Yep. Accountability up? Spotty record there.

Towards the end, there is a call for an about-face to what is already the dying concept of Transformationalism;

Re-establishing the fundamentals of how we train, how we equip, and how we operate and then putting those responsible to deliver on those fundamentals back under accountable officers in the chain-of-command … for the sake of our surface force and our Sailors, be ruthless in the maintenance of our standards and keep your focus where it MUST be – on our ships and Sailors. …

That is a good start.

Some may say that Admiral Harvey’s call is too late, perhaps – but that does not matter. Is he now an anti-transformationalist? I don’t know, but he’s trending that way at least.

I will give him the benefit of the doubt, and all should welcome the message of this email. The higher you go, the larger the Sword of Damocles is … but of course no one but the person in the seat can see it. As most everyone does – he did the best he could for the country and Navy he served, and he did it better than most.

We should hope that this letter is the start of an ongoing conversation, not just by Admiral Harvey as he adopts the suit and tie, but by those in uniform as well.
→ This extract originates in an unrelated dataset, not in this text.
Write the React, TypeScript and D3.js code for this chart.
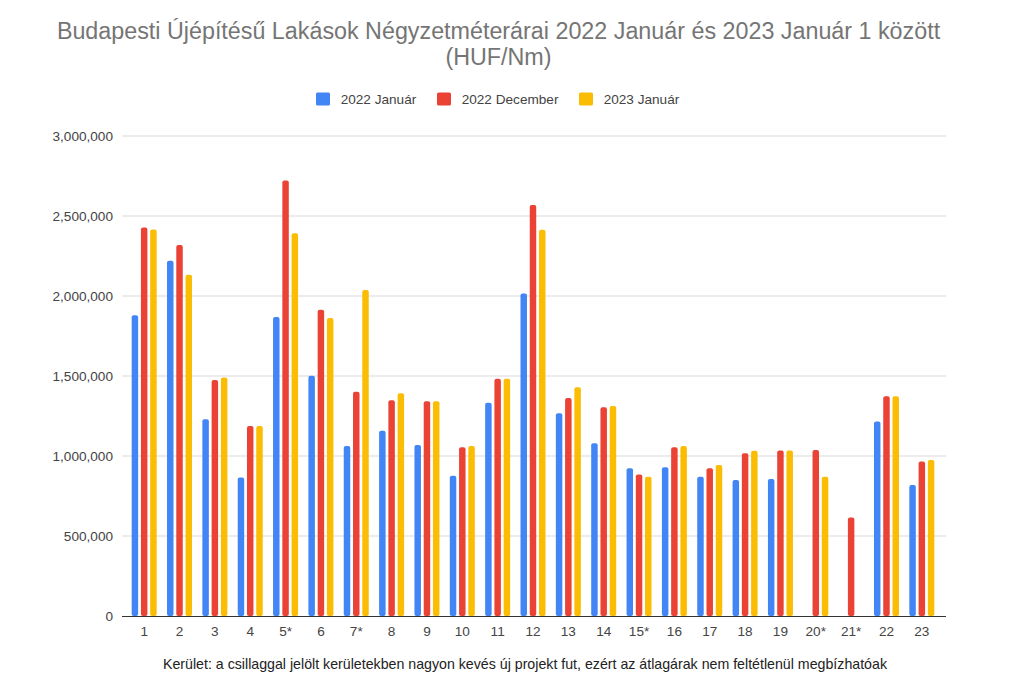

There is a lot of ruin in a navy as big as the US Navy. Regardless of well intentioned mistakes of the past, there is still plenty of excellence left to build a better Navy from. Let us repair and redirect the damage done as we move forward from the last couple of decades of poor concepts and cultural warping. If the larger Navy community is looking for a starting point for that conversation – Admiral Harvey has provided us one to use; we should accept it in the manner it was offered and get to work.